Zunächst einmal ist der Unterschied zwischen der Betriebs- und der Arbeitssprache wichtig: Die Betriebssprache ist die Sprache, die im allgemeinen und alltäglichen Umgang unter Kollegen verwendet wird - also die Sprache, die auch an der Kaffeemaschine gesprochen wird beziehungsweise werden soll. Die Arbeitssprache hingegen ist die Sprache, die für offizielle Schreiben oder Arbeitsanweisungen & Co. verwendet wird. Arbeitgeber können beide oder nur eine der beiden Sprachen festlegen oder ändern. Dafür gibt es aber bestimmte Regeln und Voraussetzungen. Und für Arbeitgeber, die sich nicht an diese Regeln halten, kann es Konsequenzen geben.

Im Arbeitsvertrag festgelegte Sprachen

Ganz allgemein gilt: Was im Arbeitsvertrag steht, wird angewendet. Wenn also im Arbeitsvertrag eindeutig Englisch als Arbeitssprache festgelegt ist, dann ist der Arbeitnehmer auch dazu verpflichtet, Englisch als Arbeitssprache zu nutzen. Das gilt natürlich nicht nur für Englisch, sondern ebenfalls für alle anderen Sprachen - auch im Bereich der Betriebssprache: Hat sich der Arbeitnehmer im Arbeitsvertrag dazu verpflichtet, auch beim Kaffeeklatsch nur Englisch zu sprechen, so muss er dies tun.

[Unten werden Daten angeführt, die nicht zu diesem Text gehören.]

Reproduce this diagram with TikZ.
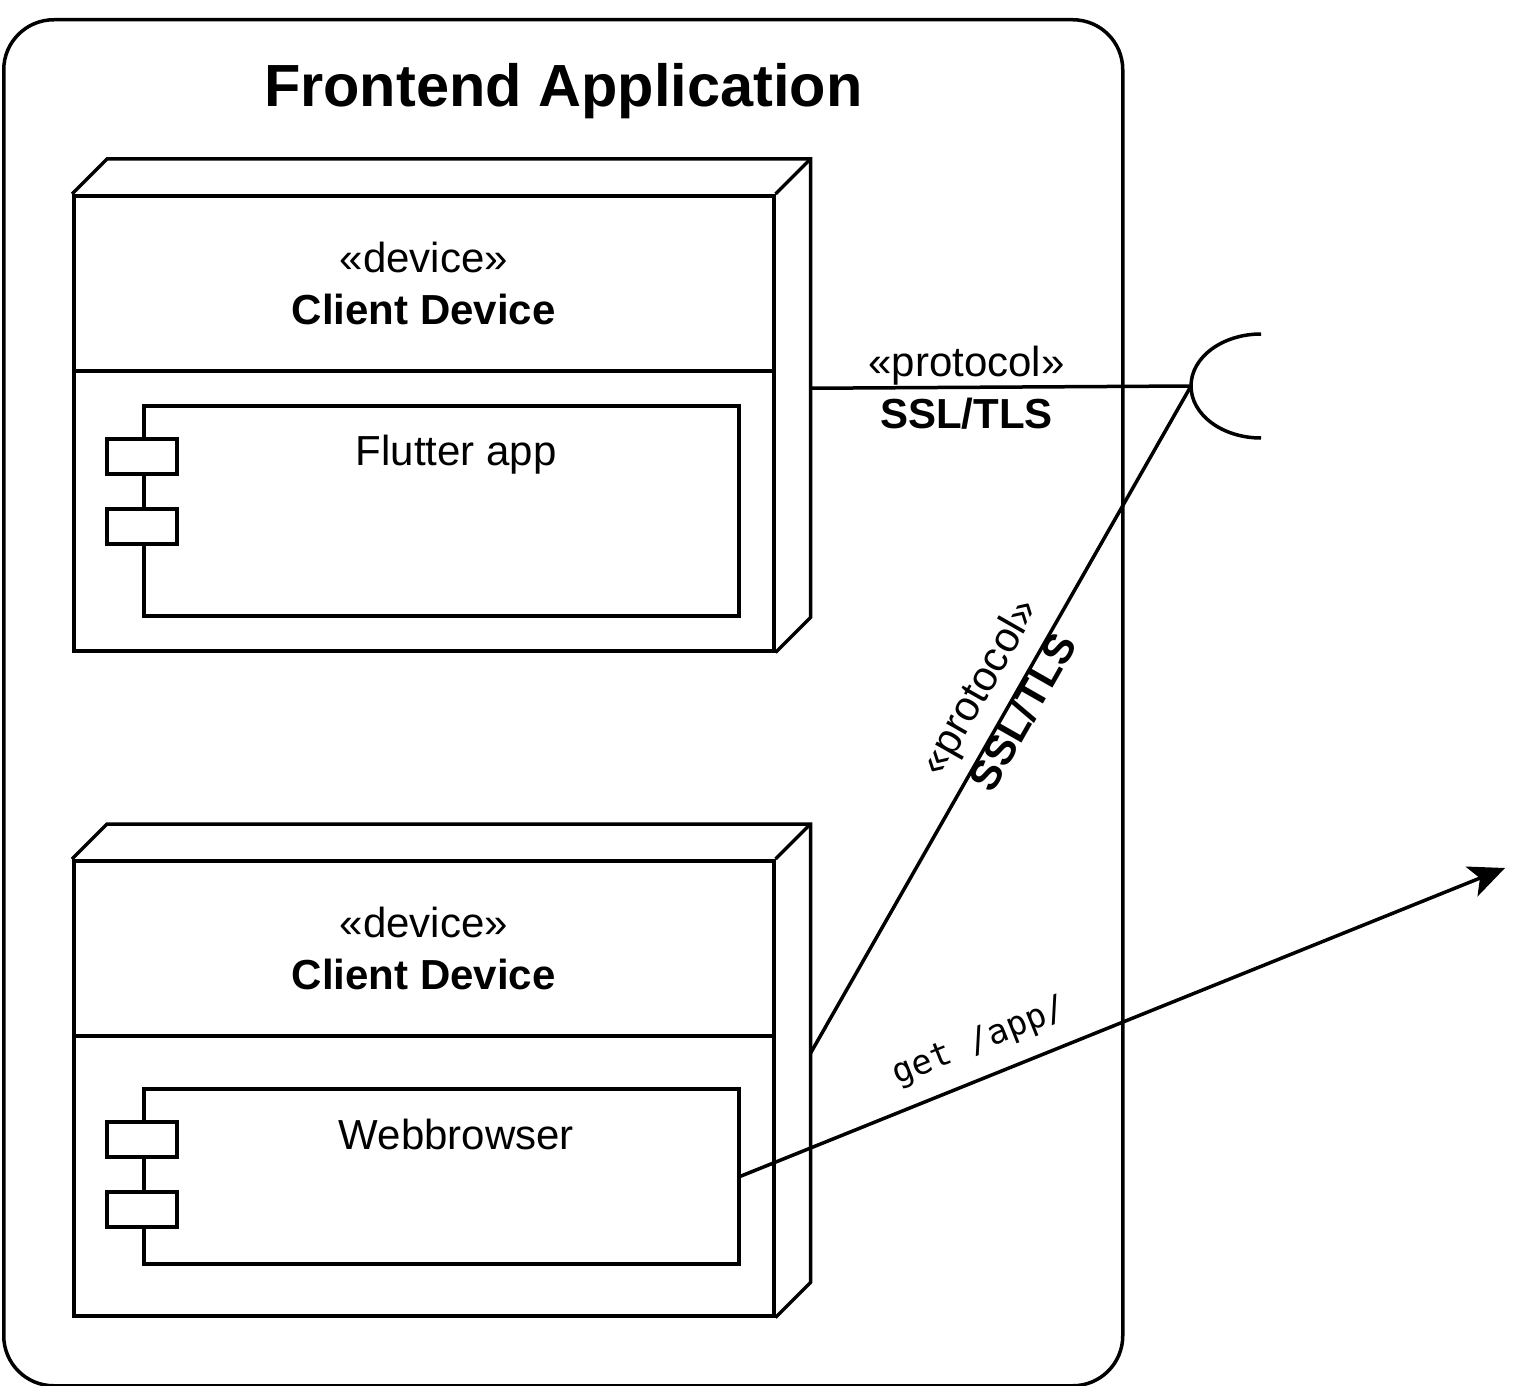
\documentclass[tikz,border=0pt]{standalone}
\usepackage{fontspec}
\setmainfont{Liberation Sans}
\setmonofont{DejaVu Sans Mono}
\usetikzlibrary{positioning,calc,arrows.meta}

\begin{document}
\begin{tikzpicture}[x=1pt, y=-1pt, line width=3.5pt,
		lbl/.style={font=\fontsize{42}{52}\selectfont, align=center, inner sep=0pt},
		device/.style={draw, fill=white, anchor=north west, minimum width=700pt, minimum height=455pt, inner sep=0pt},
		head/.style={device, minimum height=175pt, lbl},
		comp/.style={draw, anchor=north west, minimum width=595pt, inner sep=0pt},
		port/.style={draw, fill=white, minimum width=70pt, minimum height=35pt, inner sep=0pt}]
	\useasboundingbox (0,0) rectangle (1537,1386);
	\node[draw, rounded corners=50pt, anchor=north west, minimum width=1119pt, minimum height=1366pt] (app) at (2,18) {};
	\node[font=\fontsize{59.5}{70}\selectfont\bfseries, anchor=base] (title) at ($(app.north)+(0,89)$) {Frontend Application};

	\node[device] (d1) at (72,194) {};
	\draw (d1.north west) -- ++(35,-35) -- ($(d1.north east)+(35,-35)$) -- ($(d1.south east)+(35,-35)$) -- (d1.south east);
	\draw (d1.north east) -- ++(35,-35);
	\node[head] (h1) at (d1.north west) {«device»\\\textbf{Client Device}};
	\node[comp, minimum height=210pt] (c1) at (142,404) {};
	\node[lbl, below=29pt of c1.north, xshift=15pt] (t1) {Flutter app};

	\node[device] (d2) at (72,859) {};
	\draw (d2.north west) -- ++(35,-35) -- ($(d2.north east)+(35,-35)$) -- ($(d2.south east)+(35,-35)$) -- (d2.south east);
	\draw (d2.north east) -- ++(35,-35);
	\node[head] (h2) at (d2.north west) {«device»\\\textbf{Client Device}};
	\node[comp, minimum height=175pt] (c2) at (142,1087) {};
	\node[lbl, below=30pt of c2.north, xshift=15pt] (t2) {Webbrowser};

	\foreach \c in {c1,c2}{
		\node[port] (\c-a) at ($(\c.north west)+(0,52.5)$) {};
		\node[port] (\c-b) at ($(\c.north west)+(0,122.5)$) {};
	}

	\coordinate (s) at (1191,386);
	\coordinate (r1) at ($(d1.east)+(35,-35)$);
	\coordinate (r2) at ($(d2.east)+(35,-35)$);
	\coordinate (e) at (1505,868);
	\draw (1261,334) .. controls (1222.3,334) and (1191,357.3) .. (s) .. controls (1191,414.7) and (1222.3,438) .. (1261,438);

	\draw (r1) -- node[lbl, pos=0.41]{«protocol»\\\textbf{SSL/TLS}} (s);
	\draw (r2) -- node[lbl, pos=0.523, sloped, yshift=11pt]{«protocol»\\\textbf{SSL/TLS}} (s);
	\draw[-{Stealth[length=36pt, width=32pt, inset=9pt]}] (c2.east) -- node[pos=0.33, sloped, above=17pt, inner sep=0pt, font=\ttfamily\fontsize{34}{40}\selectfont]{get /app/} (e);
\end{tikzpicture}
\end{document}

Wurde im Arbeitsvertrag festgelegt, dass eine Änderung der Arbeits- und/oder Betriebssprache etwa von Englisch zu Deutsch vorgesehen ist, hat der Arbeitnehmer auch diesen Wechsel mitzumachen.

Wechsel der Arbeits- oder Betriebssprache ohne vertragliche Regelung

Wie sieht es aber aus, wenn im Arbeitsvertrag keine Regelung bezüglich der Arbeits- und/oder Betriebssprache festgelegt ist oder explizit eine andere Arbeits- und/oder Betriebssprache vereinbart wurde?

In diesem Fall ist der Arbeitnehmer nicht automatisch dazu verpflichtet, in die andere Sprache zu wechseln - schließlich beherrscht er sie möglicherweise gar nicht auf dem dafür nötigen Niveau. Deswegen kann der Arbeitgeber dem Arbeitnehmer nicht einfach aufgrund fehlender Sprachkenntnisse kündigen, sondern muss für Fortbildungsmöglichkeiten sorgen. Das erklärt Jürgen Markowski, Fachanwalt für Arbeitsrecht und Mitglied der Arbeitsgemeinschaft Arbeitsrecht im Deutschen Anwaltsverein laut anwaltsregister.de. Erst wenn sich der Arbeitnehmer ungerechtfertigt weigert, diese Fortbildungsmöglichkeiten in Anspruch zu nehmen, ist eine Kündigung möglich.

Aber Achtung: Arbeitnehmer, die in ihrer Bewerbung angegeben haben, sie sprächen eine Sprache ‘fließend’, müssen diese im Falle eines Wechsels der Arbeits- und/oder Betriebssprache auch tatsächlich fließend sprechen können. Andernfalls haben sie in ihrer Bewerbung falsche Angaben gemacht, was rechtliche Konsequenzen haben kann.

Betriebssprache kann nicht ohne Zustimmung des Betriebsrats gewechselt werden

Paragraf 87, Absatz 1, Satz 1 Betriebsverfassungsgesetz (BetrVG) besagt: Sofern keine gesetzliche oder tarifliche Regelung besteht, muss der Betriebsrat bei "Fragen der Ordnung des Betriebs und des Verhaltens der Arbeitnehmer im Betrieb" mitbestimmen. Die Betriebssprache ist wichtiger Bestandteil des Verhaltens der Arbeitnehmer im Betrieb - weswegen kein Arbeitgeber sie ohne Zustimmung des Betriebsrats ändern kann (Urteil des Landesarbeitsgerichts Köln im Jahr 2009). Tut er dies doch und daraus resultieren Verständigungsprobleme, welche wiederum zu einer arbeitsgerichtlichen Auseinandersetzung führen, so wird er für den unrechtmäßigen Wechsel der Betriebssprache belangt.

Übrigens: Alexander Bredereck, ebenfalls Fachanwalt für Arbeitsrecht, erklärt auf anwalt.de, dass ein Wechsel der Arbeits- und/oder Betriebssprache nicht ohne guten Grund erfolgen kann. Arbeitgeber müssen eine Änderung der Sprache also mit einer Begründung rechtfertigen.